## STATED TASK
Leave out every picture, then output exactly the lines between the ones holding "Clone this diagram in TikZ." and "246) circle (207);", inclusive, and nothing beyond them.

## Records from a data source
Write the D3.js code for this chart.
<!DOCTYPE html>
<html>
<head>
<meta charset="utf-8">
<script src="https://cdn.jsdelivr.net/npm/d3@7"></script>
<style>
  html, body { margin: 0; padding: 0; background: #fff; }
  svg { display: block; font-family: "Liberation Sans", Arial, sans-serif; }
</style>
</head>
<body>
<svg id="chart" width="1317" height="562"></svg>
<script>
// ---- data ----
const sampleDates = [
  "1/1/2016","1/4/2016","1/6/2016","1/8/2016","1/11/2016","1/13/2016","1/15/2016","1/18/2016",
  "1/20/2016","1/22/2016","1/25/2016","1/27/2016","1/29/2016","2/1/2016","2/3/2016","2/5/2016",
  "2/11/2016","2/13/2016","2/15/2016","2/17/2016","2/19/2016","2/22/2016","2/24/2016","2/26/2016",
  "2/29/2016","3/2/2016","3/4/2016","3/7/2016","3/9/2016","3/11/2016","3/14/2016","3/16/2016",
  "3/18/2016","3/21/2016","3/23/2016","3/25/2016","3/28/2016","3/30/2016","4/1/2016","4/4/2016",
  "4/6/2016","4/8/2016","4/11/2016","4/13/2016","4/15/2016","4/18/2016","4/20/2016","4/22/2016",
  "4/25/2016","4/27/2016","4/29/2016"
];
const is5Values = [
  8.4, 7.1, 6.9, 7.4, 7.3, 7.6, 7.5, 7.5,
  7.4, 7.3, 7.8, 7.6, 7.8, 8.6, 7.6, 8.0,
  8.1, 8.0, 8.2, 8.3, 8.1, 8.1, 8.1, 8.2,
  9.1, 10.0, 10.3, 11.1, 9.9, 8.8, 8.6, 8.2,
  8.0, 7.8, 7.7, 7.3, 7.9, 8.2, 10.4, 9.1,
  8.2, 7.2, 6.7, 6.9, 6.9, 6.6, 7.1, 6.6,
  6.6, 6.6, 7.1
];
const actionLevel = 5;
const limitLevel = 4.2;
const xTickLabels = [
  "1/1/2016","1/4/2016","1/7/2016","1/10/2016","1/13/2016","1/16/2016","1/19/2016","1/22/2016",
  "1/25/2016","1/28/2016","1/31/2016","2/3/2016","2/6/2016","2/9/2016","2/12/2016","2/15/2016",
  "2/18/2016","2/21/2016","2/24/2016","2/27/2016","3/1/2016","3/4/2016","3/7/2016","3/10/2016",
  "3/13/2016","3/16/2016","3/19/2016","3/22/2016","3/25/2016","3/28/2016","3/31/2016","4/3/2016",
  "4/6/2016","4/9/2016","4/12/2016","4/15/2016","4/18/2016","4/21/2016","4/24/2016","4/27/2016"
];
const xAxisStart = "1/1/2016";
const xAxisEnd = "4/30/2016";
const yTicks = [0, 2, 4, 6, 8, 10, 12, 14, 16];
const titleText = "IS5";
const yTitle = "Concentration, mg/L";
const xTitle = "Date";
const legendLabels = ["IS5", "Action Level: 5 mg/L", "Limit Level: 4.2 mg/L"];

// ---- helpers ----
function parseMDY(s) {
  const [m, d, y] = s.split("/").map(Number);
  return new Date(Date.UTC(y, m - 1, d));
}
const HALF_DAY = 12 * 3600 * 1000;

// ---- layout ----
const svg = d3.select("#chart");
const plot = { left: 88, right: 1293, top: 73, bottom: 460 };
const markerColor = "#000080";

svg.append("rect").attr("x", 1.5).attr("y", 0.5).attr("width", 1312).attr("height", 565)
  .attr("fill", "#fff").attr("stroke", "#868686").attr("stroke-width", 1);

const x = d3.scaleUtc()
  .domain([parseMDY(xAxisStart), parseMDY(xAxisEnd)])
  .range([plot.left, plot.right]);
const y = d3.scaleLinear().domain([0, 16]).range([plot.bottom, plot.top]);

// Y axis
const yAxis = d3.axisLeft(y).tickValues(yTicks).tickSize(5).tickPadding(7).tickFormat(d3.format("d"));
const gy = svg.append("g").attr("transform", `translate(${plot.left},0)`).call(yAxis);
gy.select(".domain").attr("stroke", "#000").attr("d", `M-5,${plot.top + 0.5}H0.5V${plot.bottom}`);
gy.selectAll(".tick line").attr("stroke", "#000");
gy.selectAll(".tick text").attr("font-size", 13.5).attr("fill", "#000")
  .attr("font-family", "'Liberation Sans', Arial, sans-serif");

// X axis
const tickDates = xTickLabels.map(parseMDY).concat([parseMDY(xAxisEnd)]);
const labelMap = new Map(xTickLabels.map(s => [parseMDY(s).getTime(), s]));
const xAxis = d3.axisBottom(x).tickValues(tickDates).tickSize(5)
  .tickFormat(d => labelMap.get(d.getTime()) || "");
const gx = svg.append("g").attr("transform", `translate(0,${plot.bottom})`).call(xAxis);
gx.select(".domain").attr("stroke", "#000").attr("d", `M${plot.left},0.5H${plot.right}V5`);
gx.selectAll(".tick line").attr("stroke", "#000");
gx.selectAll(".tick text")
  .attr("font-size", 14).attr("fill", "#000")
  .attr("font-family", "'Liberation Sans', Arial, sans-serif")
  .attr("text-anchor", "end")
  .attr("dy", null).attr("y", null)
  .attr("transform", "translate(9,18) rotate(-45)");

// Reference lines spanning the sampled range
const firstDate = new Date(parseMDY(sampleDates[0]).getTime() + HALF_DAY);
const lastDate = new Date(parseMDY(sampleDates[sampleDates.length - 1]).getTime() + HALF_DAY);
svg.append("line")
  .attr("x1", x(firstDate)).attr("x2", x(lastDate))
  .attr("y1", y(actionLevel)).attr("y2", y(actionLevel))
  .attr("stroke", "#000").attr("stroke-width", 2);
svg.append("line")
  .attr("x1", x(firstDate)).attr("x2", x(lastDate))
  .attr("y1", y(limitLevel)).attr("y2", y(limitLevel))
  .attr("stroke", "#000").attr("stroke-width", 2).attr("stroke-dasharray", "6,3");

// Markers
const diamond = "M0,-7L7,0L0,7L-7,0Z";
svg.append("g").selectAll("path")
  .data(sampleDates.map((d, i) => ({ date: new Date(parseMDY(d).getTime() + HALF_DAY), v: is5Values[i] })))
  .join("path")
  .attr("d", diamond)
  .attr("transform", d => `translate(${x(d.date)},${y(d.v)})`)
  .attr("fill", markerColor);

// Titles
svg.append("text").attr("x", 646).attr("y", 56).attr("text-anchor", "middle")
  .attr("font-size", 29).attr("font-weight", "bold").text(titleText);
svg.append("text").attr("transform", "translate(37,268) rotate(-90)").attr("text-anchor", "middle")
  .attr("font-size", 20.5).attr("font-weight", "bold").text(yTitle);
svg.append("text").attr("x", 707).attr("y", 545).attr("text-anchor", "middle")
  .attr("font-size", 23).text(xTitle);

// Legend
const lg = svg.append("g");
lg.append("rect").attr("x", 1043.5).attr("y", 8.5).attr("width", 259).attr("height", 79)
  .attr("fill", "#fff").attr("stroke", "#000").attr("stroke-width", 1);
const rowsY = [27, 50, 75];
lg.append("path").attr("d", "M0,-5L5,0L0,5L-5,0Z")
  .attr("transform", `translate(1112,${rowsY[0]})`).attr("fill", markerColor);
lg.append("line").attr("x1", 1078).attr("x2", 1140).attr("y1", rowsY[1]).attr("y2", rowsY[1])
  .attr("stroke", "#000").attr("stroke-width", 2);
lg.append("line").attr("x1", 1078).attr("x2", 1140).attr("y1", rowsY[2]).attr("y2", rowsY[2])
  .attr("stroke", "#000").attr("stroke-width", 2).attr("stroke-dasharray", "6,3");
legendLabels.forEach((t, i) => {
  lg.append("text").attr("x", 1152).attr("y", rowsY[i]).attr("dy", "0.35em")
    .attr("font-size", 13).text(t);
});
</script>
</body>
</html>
...
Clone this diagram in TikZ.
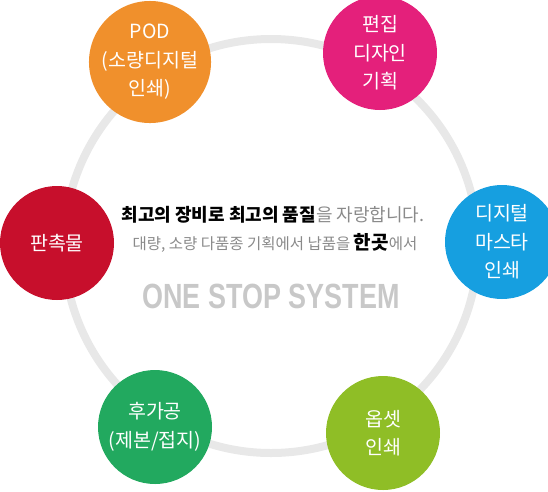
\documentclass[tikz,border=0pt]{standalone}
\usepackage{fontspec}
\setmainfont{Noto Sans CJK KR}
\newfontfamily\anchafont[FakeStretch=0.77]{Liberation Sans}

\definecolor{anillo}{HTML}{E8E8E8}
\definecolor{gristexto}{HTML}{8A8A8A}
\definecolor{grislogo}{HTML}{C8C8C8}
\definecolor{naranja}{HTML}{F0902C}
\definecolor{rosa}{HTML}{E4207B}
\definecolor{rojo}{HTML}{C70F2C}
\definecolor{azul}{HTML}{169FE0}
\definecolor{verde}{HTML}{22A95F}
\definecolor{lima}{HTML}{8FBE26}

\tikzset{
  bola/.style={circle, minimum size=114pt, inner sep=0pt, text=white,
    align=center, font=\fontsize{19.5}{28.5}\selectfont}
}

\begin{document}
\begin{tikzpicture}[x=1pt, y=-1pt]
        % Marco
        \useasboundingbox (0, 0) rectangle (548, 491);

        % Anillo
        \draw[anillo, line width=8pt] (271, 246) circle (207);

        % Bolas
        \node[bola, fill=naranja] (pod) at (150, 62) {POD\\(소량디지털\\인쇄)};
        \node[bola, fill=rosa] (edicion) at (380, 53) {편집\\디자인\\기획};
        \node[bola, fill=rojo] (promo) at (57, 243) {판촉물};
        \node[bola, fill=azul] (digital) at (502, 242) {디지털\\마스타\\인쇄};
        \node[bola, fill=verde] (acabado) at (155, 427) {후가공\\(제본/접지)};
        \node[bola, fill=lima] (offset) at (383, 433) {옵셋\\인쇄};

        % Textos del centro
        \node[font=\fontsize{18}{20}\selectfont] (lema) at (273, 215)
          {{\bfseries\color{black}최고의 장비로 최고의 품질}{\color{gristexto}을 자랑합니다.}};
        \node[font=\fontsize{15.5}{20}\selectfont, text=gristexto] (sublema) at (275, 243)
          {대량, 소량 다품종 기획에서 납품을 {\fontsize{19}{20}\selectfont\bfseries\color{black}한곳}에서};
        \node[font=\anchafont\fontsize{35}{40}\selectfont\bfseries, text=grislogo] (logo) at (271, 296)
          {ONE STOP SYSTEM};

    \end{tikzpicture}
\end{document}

## EXERCISE SOLUTION
Clone this diagram in TikZ.
\documentclass[tikz,border=0pt]{standalone}
\usepackage{fontspec}
\setmainfont{Noto Sans CJK KR}
\newfontfamily\anchafont[FakeStretch=0.77]{Liberation Sans}

\definecolor{anillo}{HTML}{E8E8E8}
\definecolor{gristexto}{HTML}{8A8A8A}
\definecolor{grislogo}{HTML}{C8C8C8}
\definecolor{naranja}{HTML}{F0902C}
\definecolor{rosa}{HTML}{E4207B}
\definecolor{rojo}{HTML}{C70F2C}
\definecolor{azul}{HTML}{169FE0}
\definecolor{verde}{HTML}{22A95F}
\definecolor{lima}{HTML}{8FBE26}

\tikzset{
  bola/.style={circle, minimum size=114pt, inner sep=0pt, text=white,
    align=center, font=\fontsize{19.5}{28.5}\selectfont}
}

\begin{document}
\begin{tikzpicture}[x=1pt, y=-1pt]
        % Marco
        \useasboundingbox (0, 0) rectangle (548, 491);

        % Anillo
        \draw[anillo, line width=8pt] (271, 246) circle (207);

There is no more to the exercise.